Problem statement ▸
Pull out the lines running from the one with "Reproduce this chart" to the one with "import * as", inclusive, word for word. Drop any picture.

Data rows ▸
::::

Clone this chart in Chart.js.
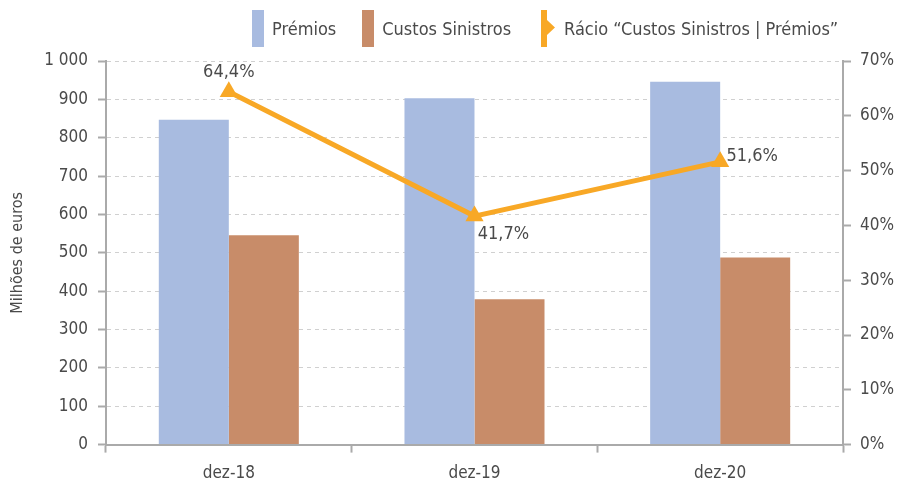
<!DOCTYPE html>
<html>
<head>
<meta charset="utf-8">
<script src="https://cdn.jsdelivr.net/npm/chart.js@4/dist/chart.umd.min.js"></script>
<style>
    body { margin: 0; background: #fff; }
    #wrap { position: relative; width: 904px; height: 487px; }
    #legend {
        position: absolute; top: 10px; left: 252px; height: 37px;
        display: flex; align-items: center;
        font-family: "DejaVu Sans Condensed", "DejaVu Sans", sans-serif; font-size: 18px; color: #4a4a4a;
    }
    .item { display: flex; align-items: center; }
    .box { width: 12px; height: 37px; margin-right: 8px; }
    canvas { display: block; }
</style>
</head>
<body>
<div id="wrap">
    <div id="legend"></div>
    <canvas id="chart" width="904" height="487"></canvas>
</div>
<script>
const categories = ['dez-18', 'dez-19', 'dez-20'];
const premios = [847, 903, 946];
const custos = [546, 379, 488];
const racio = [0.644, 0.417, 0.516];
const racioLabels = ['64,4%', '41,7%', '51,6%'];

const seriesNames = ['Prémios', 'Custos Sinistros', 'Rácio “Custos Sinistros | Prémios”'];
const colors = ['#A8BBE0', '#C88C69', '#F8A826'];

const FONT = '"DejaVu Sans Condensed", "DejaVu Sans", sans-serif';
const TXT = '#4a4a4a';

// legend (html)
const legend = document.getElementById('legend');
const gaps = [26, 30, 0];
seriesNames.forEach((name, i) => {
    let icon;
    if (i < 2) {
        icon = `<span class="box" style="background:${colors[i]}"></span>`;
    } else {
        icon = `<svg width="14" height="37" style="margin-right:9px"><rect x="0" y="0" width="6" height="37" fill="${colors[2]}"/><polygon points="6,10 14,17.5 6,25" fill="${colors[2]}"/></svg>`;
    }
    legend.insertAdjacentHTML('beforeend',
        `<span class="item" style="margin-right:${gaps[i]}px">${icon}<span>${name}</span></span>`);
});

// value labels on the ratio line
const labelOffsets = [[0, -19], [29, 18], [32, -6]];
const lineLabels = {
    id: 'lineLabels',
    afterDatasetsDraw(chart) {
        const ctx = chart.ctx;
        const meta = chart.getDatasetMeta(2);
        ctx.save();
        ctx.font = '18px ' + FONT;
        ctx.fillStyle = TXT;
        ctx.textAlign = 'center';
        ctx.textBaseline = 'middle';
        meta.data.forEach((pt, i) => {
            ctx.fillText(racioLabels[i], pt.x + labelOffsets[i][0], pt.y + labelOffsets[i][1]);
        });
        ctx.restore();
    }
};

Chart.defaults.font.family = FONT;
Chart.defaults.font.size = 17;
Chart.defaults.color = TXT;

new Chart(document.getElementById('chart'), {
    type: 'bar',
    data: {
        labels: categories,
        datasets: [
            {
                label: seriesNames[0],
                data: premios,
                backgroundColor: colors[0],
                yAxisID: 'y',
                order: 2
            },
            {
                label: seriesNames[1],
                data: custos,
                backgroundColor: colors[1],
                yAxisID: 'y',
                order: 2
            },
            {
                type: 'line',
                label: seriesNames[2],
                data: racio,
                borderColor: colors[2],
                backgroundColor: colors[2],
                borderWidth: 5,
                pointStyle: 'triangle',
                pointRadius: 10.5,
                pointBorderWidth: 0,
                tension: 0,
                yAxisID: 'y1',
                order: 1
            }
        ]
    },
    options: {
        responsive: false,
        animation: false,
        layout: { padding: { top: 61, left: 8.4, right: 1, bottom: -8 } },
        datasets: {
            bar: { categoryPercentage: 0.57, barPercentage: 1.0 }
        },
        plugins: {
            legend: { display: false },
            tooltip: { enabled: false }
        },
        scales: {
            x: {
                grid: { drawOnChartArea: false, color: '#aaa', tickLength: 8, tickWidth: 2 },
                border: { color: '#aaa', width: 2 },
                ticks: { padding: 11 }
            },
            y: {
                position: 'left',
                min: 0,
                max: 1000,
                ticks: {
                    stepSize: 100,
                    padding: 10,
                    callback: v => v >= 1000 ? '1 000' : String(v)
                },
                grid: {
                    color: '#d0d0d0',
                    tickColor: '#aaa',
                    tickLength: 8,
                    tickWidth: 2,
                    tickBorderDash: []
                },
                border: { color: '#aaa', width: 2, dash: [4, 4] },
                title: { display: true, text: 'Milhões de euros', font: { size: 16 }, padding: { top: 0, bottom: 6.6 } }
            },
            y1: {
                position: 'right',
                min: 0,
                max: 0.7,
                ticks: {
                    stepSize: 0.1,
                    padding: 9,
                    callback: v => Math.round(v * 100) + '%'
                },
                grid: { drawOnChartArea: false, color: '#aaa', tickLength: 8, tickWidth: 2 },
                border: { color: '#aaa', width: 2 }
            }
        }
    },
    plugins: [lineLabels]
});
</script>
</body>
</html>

::::

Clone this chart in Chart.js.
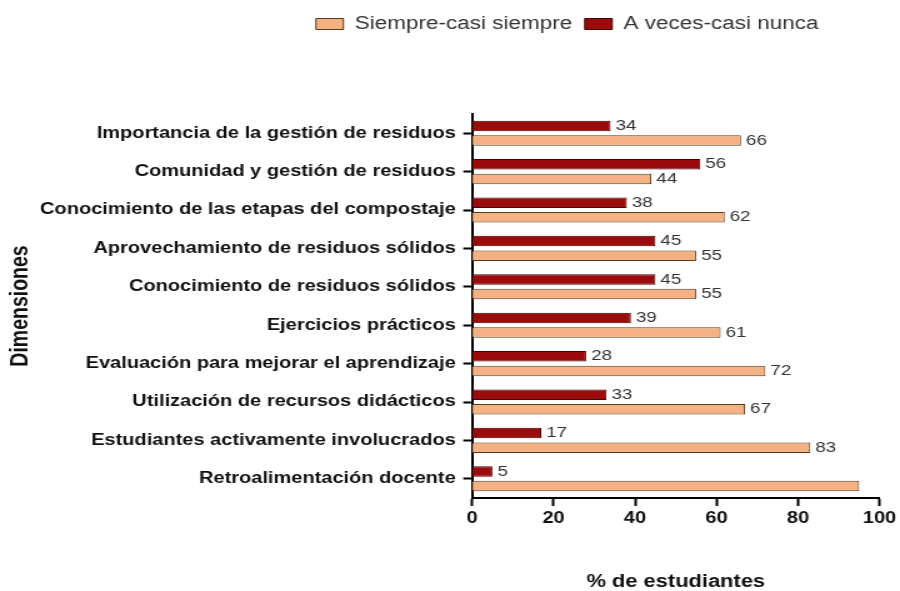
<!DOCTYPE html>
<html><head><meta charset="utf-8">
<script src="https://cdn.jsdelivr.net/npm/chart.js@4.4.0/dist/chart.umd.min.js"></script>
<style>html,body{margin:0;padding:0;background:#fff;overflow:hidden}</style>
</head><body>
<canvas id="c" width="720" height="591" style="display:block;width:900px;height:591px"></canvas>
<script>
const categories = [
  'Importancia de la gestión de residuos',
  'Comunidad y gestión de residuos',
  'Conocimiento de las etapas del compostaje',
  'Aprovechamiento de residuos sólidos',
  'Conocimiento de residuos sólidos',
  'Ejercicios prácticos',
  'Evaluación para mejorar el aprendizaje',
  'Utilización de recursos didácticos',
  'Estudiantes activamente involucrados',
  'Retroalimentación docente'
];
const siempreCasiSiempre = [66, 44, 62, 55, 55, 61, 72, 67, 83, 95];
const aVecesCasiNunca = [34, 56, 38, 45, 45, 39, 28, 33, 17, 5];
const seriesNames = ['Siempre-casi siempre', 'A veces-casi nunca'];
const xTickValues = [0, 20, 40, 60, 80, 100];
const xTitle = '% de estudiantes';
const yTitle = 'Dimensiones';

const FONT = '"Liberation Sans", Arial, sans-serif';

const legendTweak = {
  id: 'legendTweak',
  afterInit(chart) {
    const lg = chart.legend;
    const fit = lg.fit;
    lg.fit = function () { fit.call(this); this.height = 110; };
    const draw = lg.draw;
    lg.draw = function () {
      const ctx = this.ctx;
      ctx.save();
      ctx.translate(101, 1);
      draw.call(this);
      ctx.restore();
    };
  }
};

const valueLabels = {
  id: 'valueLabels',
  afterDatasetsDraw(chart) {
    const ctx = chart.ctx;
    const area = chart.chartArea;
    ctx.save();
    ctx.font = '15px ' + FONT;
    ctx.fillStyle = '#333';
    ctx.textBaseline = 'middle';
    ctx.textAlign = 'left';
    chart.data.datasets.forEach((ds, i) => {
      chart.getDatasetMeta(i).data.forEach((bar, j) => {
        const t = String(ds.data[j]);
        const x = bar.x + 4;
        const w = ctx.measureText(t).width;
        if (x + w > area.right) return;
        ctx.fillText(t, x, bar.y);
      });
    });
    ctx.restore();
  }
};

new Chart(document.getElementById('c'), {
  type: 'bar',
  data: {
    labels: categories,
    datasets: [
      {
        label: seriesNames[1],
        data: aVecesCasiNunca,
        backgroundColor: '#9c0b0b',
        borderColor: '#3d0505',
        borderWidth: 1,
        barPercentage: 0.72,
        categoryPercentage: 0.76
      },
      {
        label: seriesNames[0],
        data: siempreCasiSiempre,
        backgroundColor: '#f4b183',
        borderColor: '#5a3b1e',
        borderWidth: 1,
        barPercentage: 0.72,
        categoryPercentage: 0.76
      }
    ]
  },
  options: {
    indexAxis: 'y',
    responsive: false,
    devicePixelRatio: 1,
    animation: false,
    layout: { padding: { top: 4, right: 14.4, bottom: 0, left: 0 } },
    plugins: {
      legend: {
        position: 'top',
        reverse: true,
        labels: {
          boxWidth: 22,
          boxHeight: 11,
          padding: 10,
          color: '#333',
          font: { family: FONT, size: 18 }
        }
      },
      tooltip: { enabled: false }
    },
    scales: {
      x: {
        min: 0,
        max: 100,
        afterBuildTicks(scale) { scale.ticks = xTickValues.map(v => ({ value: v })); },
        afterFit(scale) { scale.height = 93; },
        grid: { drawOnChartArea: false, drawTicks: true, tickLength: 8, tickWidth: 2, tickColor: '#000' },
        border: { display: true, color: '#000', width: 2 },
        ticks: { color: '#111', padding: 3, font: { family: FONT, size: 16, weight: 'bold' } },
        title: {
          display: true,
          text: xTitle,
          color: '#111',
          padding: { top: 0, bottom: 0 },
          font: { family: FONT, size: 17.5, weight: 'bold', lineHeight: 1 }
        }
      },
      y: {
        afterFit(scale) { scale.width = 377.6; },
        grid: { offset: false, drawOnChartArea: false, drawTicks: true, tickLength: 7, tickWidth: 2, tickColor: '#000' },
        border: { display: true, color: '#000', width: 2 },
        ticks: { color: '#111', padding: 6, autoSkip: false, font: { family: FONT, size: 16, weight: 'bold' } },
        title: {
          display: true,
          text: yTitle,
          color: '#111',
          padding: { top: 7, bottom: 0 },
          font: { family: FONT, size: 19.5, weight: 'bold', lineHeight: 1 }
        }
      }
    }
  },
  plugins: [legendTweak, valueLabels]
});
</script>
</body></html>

::::

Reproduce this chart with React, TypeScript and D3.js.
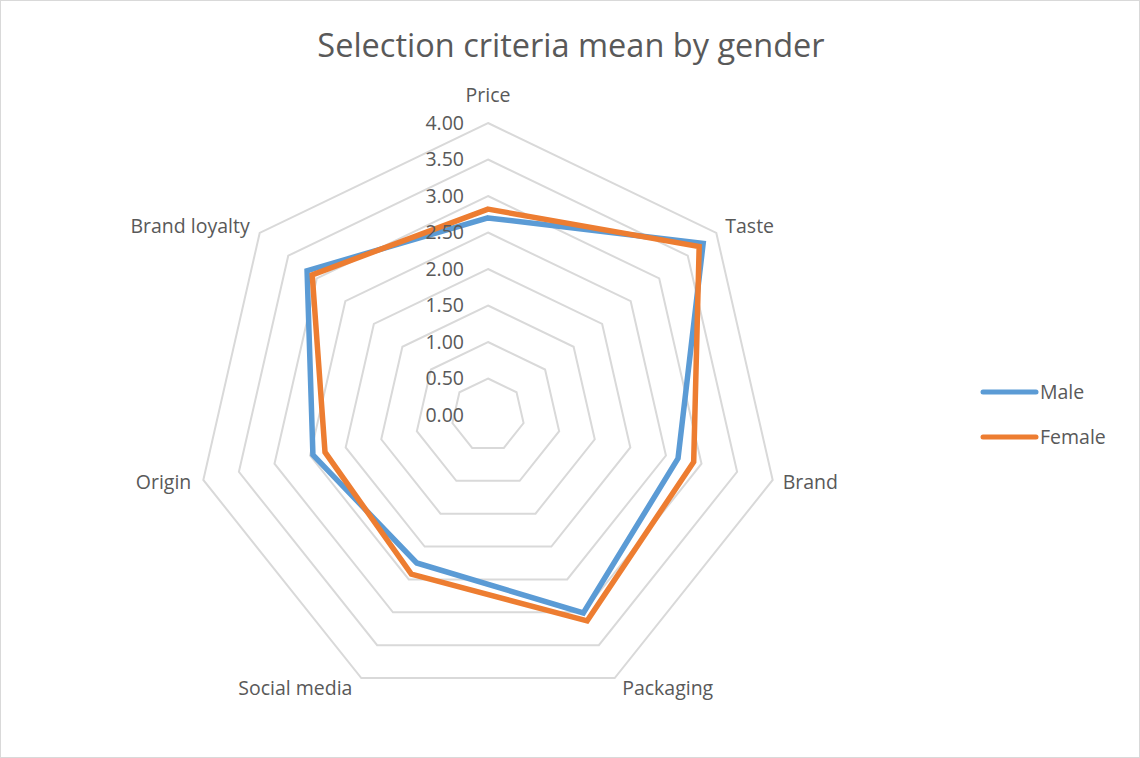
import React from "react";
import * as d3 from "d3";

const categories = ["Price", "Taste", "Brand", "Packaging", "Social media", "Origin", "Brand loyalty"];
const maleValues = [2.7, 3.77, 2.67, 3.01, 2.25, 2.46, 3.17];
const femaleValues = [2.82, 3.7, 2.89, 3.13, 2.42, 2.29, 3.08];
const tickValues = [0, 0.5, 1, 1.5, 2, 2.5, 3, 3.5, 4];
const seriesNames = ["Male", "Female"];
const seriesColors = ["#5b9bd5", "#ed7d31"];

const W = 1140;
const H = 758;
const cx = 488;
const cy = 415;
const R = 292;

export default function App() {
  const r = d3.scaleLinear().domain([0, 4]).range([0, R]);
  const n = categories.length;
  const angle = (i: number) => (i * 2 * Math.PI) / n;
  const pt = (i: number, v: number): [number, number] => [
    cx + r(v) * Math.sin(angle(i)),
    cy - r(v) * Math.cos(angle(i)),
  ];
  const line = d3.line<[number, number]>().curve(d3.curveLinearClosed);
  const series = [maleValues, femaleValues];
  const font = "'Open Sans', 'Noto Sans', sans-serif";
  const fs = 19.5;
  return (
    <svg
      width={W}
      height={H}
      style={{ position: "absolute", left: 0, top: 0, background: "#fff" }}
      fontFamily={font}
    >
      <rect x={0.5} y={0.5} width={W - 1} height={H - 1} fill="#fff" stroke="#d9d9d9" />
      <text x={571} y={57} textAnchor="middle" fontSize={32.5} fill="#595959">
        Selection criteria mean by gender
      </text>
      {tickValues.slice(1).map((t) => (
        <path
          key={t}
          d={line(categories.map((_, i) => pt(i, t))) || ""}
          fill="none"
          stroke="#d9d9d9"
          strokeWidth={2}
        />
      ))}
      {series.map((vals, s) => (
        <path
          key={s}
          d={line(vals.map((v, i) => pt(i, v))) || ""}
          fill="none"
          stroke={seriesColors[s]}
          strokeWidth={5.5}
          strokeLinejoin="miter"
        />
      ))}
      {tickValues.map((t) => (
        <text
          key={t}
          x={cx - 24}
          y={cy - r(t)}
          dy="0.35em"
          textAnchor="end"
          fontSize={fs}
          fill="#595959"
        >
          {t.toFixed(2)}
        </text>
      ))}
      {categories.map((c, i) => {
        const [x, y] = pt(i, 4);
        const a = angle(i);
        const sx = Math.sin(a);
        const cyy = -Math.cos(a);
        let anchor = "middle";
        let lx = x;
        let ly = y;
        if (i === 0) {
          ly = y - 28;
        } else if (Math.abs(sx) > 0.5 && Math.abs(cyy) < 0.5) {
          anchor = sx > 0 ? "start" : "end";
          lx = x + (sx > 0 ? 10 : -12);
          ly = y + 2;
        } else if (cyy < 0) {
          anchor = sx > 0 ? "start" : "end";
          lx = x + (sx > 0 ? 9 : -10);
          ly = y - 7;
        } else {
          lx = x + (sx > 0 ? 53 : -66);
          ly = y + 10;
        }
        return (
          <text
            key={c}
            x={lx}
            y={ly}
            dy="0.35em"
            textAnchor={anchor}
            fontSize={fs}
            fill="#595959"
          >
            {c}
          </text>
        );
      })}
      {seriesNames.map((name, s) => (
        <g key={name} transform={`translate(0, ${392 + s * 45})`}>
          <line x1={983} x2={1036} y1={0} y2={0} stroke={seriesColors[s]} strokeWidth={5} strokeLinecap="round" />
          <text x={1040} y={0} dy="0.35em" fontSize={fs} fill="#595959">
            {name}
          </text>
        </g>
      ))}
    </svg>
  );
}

::::

Result below ▸
Reproduce this chart with React, TypeScript and D3.js.
import React from "react";
import * as d3 from "d3";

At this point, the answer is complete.